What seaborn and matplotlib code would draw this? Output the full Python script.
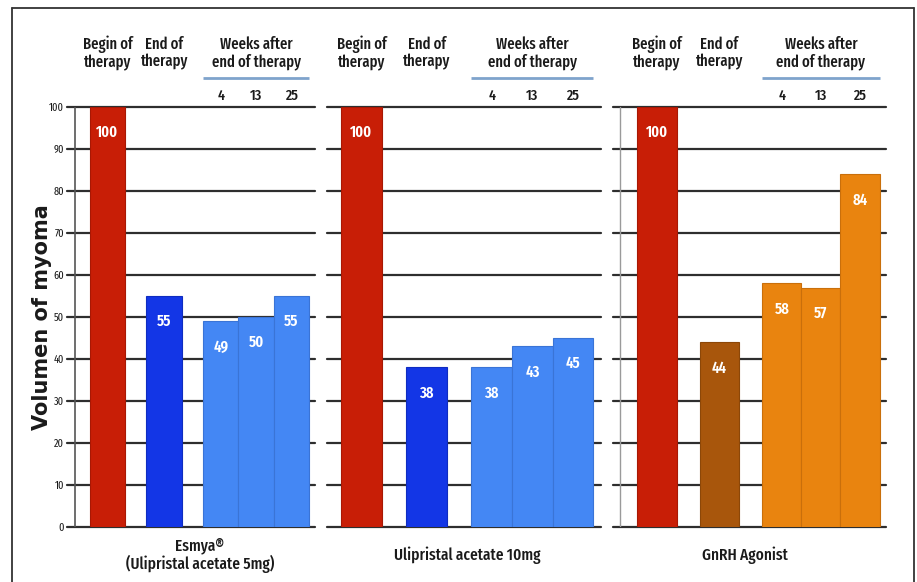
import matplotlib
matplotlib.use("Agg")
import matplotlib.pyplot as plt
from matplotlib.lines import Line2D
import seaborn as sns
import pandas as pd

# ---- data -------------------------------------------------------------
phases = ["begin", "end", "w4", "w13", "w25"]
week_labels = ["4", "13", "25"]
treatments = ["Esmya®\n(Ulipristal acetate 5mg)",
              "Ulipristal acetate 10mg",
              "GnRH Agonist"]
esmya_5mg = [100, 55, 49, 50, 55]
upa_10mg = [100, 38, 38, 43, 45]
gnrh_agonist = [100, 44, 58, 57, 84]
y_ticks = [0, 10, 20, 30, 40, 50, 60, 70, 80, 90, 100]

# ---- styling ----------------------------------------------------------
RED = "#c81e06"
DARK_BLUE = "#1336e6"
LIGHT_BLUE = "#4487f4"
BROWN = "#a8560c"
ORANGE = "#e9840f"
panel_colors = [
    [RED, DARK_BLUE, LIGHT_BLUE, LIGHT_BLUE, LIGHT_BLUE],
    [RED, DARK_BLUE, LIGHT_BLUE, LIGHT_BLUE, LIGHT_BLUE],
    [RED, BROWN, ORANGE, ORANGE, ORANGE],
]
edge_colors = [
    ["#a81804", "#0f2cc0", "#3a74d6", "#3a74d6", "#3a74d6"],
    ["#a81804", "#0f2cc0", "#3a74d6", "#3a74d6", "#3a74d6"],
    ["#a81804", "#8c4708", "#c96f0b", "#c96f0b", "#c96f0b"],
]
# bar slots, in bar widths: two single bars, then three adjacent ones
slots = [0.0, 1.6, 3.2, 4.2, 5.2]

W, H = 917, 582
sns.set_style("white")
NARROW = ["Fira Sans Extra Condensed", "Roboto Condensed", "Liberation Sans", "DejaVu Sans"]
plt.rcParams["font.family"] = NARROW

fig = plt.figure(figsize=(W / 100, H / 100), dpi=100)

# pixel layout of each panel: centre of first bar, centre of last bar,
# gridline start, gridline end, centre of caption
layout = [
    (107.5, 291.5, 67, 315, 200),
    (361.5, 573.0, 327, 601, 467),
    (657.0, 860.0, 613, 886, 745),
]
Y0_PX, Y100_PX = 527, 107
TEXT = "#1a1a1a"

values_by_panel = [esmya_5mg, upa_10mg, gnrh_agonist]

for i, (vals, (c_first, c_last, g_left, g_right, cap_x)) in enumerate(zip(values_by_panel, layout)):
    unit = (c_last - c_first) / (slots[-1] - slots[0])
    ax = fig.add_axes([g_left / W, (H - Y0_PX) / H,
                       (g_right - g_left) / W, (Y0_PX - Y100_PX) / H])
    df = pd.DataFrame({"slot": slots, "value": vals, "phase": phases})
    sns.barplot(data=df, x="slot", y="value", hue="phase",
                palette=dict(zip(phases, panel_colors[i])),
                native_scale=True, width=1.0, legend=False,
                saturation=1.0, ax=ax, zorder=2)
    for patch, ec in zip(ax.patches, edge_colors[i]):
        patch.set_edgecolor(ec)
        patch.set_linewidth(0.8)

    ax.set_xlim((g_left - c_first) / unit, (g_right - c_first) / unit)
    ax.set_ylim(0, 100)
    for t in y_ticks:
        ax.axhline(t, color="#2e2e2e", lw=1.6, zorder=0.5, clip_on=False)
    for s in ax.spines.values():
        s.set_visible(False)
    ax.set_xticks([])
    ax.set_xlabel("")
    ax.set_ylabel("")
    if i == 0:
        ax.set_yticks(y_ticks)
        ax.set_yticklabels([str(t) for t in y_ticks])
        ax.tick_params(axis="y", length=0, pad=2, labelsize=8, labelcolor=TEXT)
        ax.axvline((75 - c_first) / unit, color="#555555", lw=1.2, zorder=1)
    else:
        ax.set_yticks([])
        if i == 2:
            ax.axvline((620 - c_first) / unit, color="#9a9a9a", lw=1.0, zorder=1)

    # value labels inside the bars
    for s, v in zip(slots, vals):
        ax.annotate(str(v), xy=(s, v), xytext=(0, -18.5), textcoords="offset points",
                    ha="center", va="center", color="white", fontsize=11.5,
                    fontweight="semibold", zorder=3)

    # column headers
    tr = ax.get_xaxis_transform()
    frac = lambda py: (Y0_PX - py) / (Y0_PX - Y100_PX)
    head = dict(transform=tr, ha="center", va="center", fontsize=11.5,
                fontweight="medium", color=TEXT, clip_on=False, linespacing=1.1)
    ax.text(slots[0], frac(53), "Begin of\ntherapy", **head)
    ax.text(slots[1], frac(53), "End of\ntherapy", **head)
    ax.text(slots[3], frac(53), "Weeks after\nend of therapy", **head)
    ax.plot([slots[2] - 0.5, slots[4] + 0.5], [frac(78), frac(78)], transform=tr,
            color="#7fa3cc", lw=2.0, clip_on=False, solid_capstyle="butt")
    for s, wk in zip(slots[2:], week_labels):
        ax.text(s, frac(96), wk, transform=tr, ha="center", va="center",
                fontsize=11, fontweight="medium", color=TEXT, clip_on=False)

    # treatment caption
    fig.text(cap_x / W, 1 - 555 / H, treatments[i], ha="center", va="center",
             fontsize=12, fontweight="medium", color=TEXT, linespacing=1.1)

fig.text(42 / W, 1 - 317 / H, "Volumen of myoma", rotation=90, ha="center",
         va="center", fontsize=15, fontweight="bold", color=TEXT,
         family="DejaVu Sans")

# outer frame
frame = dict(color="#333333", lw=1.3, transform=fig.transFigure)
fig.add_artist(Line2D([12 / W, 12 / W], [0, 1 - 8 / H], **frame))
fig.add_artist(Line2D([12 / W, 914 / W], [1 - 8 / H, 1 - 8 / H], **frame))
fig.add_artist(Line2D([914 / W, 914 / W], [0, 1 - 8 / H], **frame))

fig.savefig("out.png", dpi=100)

- PROMPT:
Output each line exactly; omit every picture.

- EXERCISE RESPONSE:
What seaborn and matplotlib code would draw this? Output the full Python script.
import matplotlib
matplotlib.use("Agg")
import matplotlib.pyplot as plt
from matplotlib.lines import Line2D
import seaborn as sns
import pandas as pd

# ---- data -------------------------------------------------------------
phases = ["begin", "end", "w4", "w13", "w25"]
week_labels = ["4", "13", "25"]
treatments = ["Esmya®\n(Ulipristal acetate 5mg)",
              "Ulipristal acetate 10mg",
              "GnRH Agonist"]
esmya_5mg = [100, 55, 49, 50, 55]
upa_10mg = [100, 38, 38, 43, 45]
gnrh_agonist = [100, 44, 58, 57, 84]
y_ticks = [0, 10, 20, 30, 40, 50, 60, 70, 80, 90, 100]

# ---- styling ----------------------------------------------------------
RED = "#c81e06"
DARK_BLUE = "#1336e6"
LIGHT_BLUE = "#4487f4"
BROWN = "#a8560c"
ORANGE = "#e9840f"
panel_colors = [
    [RED, DARK_BLUE, LIGHT_BLUE, LIGHT_BLUE, LIGHT_BLUE],
    [RED, DARK_BLUE, LIGHT_BLUE, LIGHT_BLUE, LIGHT_BLUE],
    [RED, BROWN, ORANGE, ORANGE, ORANGE],
]
edge_colors = [
    ["#a81804", "#0f2cc0", "#3a74d6", "#3a74d6", "#3a74d6"],
    ["#a81804", "#0f2cc0", "#3a74d6", "#3a74d6", "#3a74d6"],
    ["#a81804", "#8c4708", "#c96f0b", "#c96f0b", "#c96f0b"],
]
# bar slots, in bar widths: two single bars, then three adjacent ones
slots = [0.0, 1.6, 3.2, 4.2, 5.2]

W, H = 917, 582
sns.set_style("white")
NARROW = ["Fira Sans Extra Condensed", "Roboto Condensed", "Liberation Sans", "DejaVu Sans"]
plt.rcParams["font.family"] = NARROW

fig = plt.figure(figsize=(W / 100, H / 100), dpi=100)

# pixel layout of each panel: centre of first bar, centre of last bar,
# gridline start, gridline end, centre of caption
layout = [
    (107.5, 291.5, 67, 315, 200),
    (361.5, 573.0, 327, 601, 467),
    (657.0, 860.0, 613, 886, 745),
]
Y0_PX, Y100_PX = 527, 107
TEXT = "#1a1a1a"

values_by_panel = [esmya_5mg, upa_10mg, gnrh_agonist]

for i, (vals, (c_first, c_last, g_left, g_right, cap_x)) in enumerate(zip(values_by_panel, layout)):
    unit = (c_last - c_first) / (slots[-1] - slots[0])
    ax = fig.add_axes([g_left / W, (H - Y0_PX) / H,
                       (g_right - g_left) / W, (Y0_PX - Y100_PX) / H])
    df = pd.DataFrame({"slot": slots, "value": vals, "phase": phases})
    sns.barplot(data=df, x="slot", y="value", hue="phase",
                palette=dict(zip(phases, panel_colors[i])),
                native_scale=True, width=1.0, legend=False,
                saturation=1.0, ax=ax, zorder=2)
    for patch, ec in zip(ax.patches, edge_colors[i]):
        patch.set_edgecolor(ec)
        patch.set_linewidth(0.8)

    ax.set_xlim((g_left - c_first) / unit, (g_right - c_first) / unit)
    ax.set_ylim(0, 100)
    for t in y_ticks:
        ax.axhline(t, color="#2e2e2e", lw=1.6, zorder=0.5, clip_on=False)
    for s in ax.spines.values():
        s.set_visible(False)
    ax.set_xticks([])
    ax.set_xlabel("")
    ax.set_ylabel("")
    if i == 0:
        ax.set_yticks(y_ticks)
        ax.set_yticklabels([str(t) for t in y_ticks])
        ax.tick_params(axis="y", length=0, pad=2, labelsize=8, labelcolor=TEXT)
        ax.axvline((75 - c_first) / unit, color="#555555", lw=1.2, zorder=1)
    else:
        ax.set_yticks([])
        if i == 2:
            ax.axvline((620 - c_first) / unit, color="#9a9a9a", lw=1.0, zorder=1)

    # value labels inside the bars
    for s, v in zip(slots, vals):
        ax.annotate(str(v), xy=(s, v), xytext=(0, -18.5), textcoords="offset points",
                    ha="center", va="center", color="white", fontsize=11.5,
                    fontweight="semibold", zorder=3)

    # column headers
    tr = ax.get_xaxis_transform()
    frac = lambda py: (Y0_PX - py) / (Y0_PX - Y100_PX)
    head = dict(transform=tr, ha="center", va="center", fontsize=11.5,
                fontweight="medium", color=TEXT, clip_on=False, linespacing=1.1)
    ax.text(slots[0], frac(53), "Begin of\ntherapy", **head)
    ax.text(slots[1], frac(53), "End of\ntherapy", **head)
    ax.text(slots[3], frac(53), "Weeks after\nend of therapy", **head)
    ax.plot([slots[2] - 0.5, slots[4] + 0.5], [frac(78), frac(78)], transform=tr,
            color="#7fa3cc", lw=2.0, clip_on=False, solid_capstyle="butt")
    for s, wk in zip(slots[2:], week_labels):
        ax.text(s, frac(96), wk, transform=tr, ha="center", va="center",
                fontsize=11, fontweight="medium", color=TEXT, clip_on=False)

    # treatment caption
    fig.text(cap_x / W, 1 - 555 / H, treatments[i], ha="center", va="center",
             fontsize=12, fontweight="medium", color=TEXT, linespacing=1.1)

fig.text(42 / W, 1 - 317 / H, "Volumen of myoma", rotation=90, ha="center",
         va="center", fontsize=15, fontweight="bold", color=TEXT,
         family="DejaVu Sans")

# outer frame
frame = dict(color="#333333", lw=1.3, transform=fig.transFigure)
fig.add_artist(Line2D([12 / W, 12 / W], [0, 1 - 8 / H], **frame))
fig.add_artist(Line2D([12 / W, 914 / W], [1 - 8 / H, 1 - 8 / H], **frame))
fig.add_artist(Line2D([914 / W, 914 / W], [0, 1 - 8 / H], **frame))

fig.savefig("out.png", dpi=100)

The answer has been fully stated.